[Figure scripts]
╭──
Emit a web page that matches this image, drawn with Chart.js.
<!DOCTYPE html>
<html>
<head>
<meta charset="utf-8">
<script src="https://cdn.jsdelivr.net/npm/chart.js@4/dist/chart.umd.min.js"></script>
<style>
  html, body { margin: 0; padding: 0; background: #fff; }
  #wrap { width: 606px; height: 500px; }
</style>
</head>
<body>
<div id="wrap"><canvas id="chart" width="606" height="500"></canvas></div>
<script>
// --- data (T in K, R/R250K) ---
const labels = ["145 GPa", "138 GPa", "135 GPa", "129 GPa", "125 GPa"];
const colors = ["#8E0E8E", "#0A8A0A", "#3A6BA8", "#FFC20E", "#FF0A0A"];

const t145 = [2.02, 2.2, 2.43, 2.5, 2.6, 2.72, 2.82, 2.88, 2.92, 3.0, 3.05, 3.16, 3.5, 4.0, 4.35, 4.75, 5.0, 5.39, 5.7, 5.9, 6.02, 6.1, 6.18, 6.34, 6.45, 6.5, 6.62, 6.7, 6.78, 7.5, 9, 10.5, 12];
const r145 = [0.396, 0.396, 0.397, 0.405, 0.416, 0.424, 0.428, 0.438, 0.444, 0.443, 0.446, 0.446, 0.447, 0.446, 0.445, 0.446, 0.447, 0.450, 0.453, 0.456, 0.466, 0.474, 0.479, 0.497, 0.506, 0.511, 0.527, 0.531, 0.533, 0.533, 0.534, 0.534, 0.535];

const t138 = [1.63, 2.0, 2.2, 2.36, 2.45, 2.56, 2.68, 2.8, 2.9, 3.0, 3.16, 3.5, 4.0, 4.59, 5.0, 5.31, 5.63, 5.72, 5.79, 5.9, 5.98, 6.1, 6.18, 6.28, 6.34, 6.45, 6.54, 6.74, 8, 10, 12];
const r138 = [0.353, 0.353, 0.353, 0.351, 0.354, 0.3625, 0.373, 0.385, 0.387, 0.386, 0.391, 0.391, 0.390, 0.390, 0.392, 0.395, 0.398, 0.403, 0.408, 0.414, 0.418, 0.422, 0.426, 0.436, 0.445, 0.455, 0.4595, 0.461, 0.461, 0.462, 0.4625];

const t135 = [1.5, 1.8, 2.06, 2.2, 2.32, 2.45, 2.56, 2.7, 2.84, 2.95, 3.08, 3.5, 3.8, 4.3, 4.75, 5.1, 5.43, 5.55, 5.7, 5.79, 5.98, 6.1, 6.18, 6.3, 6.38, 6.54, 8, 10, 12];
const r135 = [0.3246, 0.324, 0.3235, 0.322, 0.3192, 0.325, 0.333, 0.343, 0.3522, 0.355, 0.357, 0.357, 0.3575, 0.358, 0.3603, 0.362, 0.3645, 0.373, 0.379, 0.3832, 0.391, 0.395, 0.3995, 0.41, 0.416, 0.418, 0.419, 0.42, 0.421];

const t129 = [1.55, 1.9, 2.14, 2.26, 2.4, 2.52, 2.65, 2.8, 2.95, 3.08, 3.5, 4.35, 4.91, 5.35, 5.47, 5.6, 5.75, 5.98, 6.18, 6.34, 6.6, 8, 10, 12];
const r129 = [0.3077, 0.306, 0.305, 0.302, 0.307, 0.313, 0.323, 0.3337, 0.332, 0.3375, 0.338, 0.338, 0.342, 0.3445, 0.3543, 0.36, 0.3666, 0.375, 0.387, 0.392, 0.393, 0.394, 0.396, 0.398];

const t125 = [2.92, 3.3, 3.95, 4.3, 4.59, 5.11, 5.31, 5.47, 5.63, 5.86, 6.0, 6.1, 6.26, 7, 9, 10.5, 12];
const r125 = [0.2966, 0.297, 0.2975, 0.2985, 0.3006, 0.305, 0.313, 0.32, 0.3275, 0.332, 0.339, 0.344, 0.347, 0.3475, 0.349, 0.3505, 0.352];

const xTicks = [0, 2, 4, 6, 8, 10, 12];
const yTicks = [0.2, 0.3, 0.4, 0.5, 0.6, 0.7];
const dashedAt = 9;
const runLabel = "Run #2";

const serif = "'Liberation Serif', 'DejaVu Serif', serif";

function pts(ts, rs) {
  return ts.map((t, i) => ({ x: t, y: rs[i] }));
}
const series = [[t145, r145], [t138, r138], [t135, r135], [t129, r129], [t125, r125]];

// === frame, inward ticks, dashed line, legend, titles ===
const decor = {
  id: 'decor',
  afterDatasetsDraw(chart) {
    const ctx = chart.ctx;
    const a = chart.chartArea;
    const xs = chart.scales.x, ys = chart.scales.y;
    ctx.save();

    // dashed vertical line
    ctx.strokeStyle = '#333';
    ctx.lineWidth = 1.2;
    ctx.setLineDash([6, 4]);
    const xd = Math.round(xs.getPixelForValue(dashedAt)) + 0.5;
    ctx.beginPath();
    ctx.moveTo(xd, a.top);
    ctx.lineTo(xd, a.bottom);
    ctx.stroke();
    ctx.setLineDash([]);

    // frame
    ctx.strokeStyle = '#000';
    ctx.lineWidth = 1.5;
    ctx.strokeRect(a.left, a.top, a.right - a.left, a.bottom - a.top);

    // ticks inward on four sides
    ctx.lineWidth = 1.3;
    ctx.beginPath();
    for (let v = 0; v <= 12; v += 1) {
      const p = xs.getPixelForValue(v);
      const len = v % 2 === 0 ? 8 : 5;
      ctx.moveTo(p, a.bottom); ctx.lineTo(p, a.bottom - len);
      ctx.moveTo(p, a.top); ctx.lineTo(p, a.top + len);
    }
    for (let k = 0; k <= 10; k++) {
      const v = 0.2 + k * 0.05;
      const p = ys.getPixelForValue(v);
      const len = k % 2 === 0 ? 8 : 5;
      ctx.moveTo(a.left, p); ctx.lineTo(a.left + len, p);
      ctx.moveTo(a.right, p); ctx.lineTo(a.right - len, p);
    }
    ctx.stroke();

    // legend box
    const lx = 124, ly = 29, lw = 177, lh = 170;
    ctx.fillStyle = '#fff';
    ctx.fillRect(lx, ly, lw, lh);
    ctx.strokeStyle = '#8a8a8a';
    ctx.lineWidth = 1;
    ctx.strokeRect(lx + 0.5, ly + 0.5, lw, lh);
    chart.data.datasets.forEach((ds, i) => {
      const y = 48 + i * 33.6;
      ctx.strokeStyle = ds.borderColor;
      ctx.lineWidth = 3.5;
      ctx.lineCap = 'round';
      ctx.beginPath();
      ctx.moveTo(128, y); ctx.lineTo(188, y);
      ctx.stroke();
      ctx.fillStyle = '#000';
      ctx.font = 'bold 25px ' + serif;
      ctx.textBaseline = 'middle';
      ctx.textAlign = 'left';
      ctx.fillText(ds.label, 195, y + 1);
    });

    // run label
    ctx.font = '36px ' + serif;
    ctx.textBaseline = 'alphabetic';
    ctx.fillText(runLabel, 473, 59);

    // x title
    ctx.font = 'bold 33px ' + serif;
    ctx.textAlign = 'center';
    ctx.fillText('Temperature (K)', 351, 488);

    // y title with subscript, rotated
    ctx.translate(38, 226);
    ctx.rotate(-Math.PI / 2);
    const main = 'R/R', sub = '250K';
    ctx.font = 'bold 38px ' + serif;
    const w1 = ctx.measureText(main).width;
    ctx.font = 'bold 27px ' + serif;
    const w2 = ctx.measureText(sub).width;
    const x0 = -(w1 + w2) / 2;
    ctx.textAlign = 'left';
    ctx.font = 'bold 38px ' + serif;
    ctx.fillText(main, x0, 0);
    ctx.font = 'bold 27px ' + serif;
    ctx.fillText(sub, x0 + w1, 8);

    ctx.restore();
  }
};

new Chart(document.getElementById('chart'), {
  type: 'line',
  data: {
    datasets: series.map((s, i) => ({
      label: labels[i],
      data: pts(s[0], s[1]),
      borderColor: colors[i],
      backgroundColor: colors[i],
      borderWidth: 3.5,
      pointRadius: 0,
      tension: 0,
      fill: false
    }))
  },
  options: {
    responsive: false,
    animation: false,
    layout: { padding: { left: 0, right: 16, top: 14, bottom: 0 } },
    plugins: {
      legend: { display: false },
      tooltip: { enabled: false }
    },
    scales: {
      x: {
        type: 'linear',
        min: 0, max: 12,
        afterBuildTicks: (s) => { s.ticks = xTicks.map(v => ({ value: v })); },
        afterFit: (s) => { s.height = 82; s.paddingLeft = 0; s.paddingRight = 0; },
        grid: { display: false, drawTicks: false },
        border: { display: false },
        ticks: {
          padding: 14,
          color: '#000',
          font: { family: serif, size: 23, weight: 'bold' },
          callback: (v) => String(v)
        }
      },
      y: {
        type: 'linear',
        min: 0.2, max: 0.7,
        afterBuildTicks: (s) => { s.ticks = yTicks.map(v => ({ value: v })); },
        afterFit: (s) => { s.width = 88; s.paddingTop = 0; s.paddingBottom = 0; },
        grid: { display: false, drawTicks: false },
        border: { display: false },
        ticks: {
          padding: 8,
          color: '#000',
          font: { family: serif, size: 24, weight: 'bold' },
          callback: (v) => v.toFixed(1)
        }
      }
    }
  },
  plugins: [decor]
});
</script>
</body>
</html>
╰──
╭──
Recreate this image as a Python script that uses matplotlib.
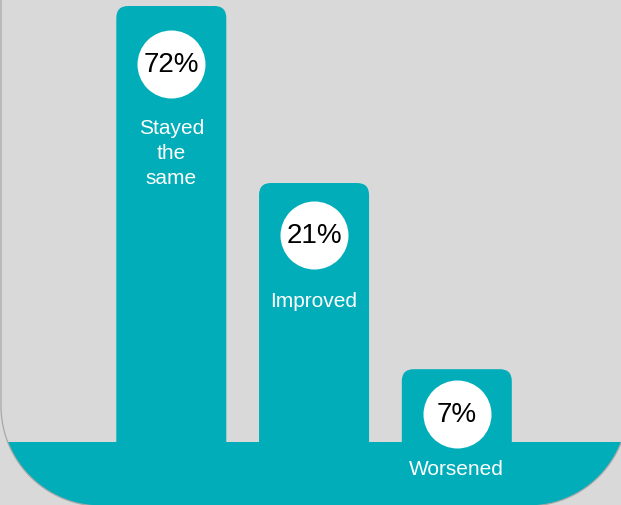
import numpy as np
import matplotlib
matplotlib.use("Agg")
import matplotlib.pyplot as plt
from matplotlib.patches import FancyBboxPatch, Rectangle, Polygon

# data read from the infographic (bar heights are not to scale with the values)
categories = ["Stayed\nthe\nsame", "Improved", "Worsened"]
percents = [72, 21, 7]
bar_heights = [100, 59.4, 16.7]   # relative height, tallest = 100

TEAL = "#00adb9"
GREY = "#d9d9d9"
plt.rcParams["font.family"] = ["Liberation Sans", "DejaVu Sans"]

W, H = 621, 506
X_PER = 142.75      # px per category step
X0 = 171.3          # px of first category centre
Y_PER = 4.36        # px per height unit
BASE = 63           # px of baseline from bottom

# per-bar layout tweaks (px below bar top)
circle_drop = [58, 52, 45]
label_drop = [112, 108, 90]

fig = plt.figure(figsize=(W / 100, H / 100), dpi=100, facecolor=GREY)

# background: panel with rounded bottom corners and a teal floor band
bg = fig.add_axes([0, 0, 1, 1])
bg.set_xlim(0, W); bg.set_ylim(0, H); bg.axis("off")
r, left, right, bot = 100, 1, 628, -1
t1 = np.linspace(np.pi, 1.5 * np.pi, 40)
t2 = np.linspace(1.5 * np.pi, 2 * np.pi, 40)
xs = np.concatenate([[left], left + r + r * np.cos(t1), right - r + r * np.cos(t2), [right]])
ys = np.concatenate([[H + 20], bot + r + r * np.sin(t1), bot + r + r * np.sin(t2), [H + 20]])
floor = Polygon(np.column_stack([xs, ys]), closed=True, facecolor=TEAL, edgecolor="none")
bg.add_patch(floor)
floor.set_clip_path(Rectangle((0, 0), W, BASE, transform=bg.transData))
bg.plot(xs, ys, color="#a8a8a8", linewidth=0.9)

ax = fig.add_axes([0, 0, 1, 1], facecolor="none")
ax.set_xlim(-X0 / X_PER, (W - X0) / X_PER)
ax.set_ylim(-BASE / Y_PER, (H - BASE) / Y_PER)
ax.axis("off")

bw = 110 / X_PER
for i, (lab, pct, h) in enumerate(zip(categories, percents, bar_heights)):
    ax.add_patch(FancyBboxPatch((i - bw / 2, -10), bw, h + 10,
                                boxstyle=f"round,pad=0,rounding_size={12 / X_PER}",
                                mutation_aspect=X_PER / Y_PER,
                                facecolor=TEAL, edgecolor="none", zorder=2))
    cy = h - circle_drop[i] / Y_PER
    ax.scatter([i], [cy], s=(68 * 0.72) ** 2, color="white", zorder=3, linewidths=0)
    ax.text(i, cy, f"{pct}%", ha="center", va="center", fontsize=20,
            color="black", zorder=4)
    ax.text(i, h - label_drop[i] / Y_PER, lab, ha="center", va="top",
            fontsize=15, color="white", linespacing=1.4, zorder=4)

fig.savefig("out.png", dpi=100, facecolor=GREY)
╰──
WHAT IS REQUIRED:
The lines to quote run from the one containing "Emit a web page" to the one containing "0.394, 0.396, 0.398];". Quote them exactly, with both of those lines, and nothing else.

REPLY:
Emit a web page that matches this image, drawn with Chart.js.
<!DOCTYPE html>
<html>
<head>
<meta charset="utf-8">
<script src="https://cdn.jsdelivr.net/npm/chart.js@4/dist/chart.umd.min.js"></script>
<style>
  html, body { margin: 0; padding: 0; background: #fff; }
  #wrap { width: 606px; height: 500px; }
</style>
</head>
<body>
<div id="wrap"><canvas id="chart" width="606" height="500"></canvas></div>
<script>
// --- data (T in K, R/R250K) ---
const labels = ["145 GPa", "138 GPa", "135 GPa", "129 GPa", "125 GPa"];
const colors = ["#8E0E8E", "#0A8A0A", "#3A6BA8", "#FFC20E", "#FF0A0A"];

const t145 = [2.02, 2.2, 2.43, 2.5, 2.6, 2.72, 2.82, 2.88, 2.92, 3.0, 3.05, 3.16, 3.5, 4.0, 4.35, 4.75, 5.0, 5.39, 5.7, 5.9, 6.02, 6.1, 6.18, 6.34, 6.45, 6.5, 6.62, 6.7, 6.78, 7.5, 9, 10.5, 12];
const r145 = [0.396, 0.396, 0.397, 0.405, 0.416, 0.424, 0.428, 0.438, 0.444, 0.443, 0.446, 0.446, 0.447, 0.446, 0.445, 0.446, 0.447, 0.450, 0.453, 0.456, 0.466, 0.474, 0.479, 0.497, 0.506, 0.511, 0.527, 0.531, 0.533, 0.533, 0.534, 0.534, 0.535];

const t138 = [1.63, 2.0, 2.2, 2.36, 2.45, 2.56, 2.68, 2.8, 2.9, 3.0, 3.16, 3.5, 4.0, 4.59, 5.0, 5.31, 5.63, 5.72, 5.79, 5.9, 5.98, 6.1, 6.18, 6.28, 6.34, 6.45, 6.54, 6.74, 8, 10, 12];
const r138 = [0.353, 0.353, 0.353, 0.351, 0.354, 0.3625, 0.373, 0.385, 0.387, 0.386, 0.391, 0.391, 0.390, 0.390, 0.392, 0.395, 0.398, 0.403, 0.408, 0.414, 0.418, 0.422, 0.426, 0.436, 0.445, 0.455, 0.4595, 0.461, 0.461, 0.462, 0.4625];

const t135 = [1.5, 1.8, 2.06, 2.2, 2.32, 2.45, 2.56, 2.7, 2.84, 2.95, 3.08, 3.5, 3.8, 4.3, 4.75, 5.1, 5.43, 5.55, 5.7, 5.79, 5.98, 6.1, 6.18, 6.3, 6.38, 6.54, 8, 10, 12];
const r135 = [0.3246, 0.324, 0.3235, 0.322, 0.3192, 0.325, 0.333, 0.343, 0.3522, 0.355, 0.357, 0.357, 0.3575, 0.358, 0.3603, 0.362, 0.3645, 0.373, 0.379, 0.3832, 0.391, 0.395, 0.3995, 0.41, 0.416, 0.418, 0.419, 0.42, 0.421];

const t129 = [1.55, 1.9, 2.14, 2.26, 2.4, 2.52, 2.65, 2.8, 2.95, 3.08, 3.5, 4.35, 4.91, 5.35, 5.47, 5.6, 5.75, 5.98, 6.18, 6.34, 6.6, 8, 10, 12];
const r129 = [0.3077, 0.306, 0.305, 0.302, 0.307, 0.313, 0.323, 0.3337, 0.332, 0.3375, 0.338, 0.338, 0.342, 0.3445, 0.3543, 0.36, 0.3666, 0.375, 0.387, 0.392, 0.393, 0.394, 0.396, 0.398];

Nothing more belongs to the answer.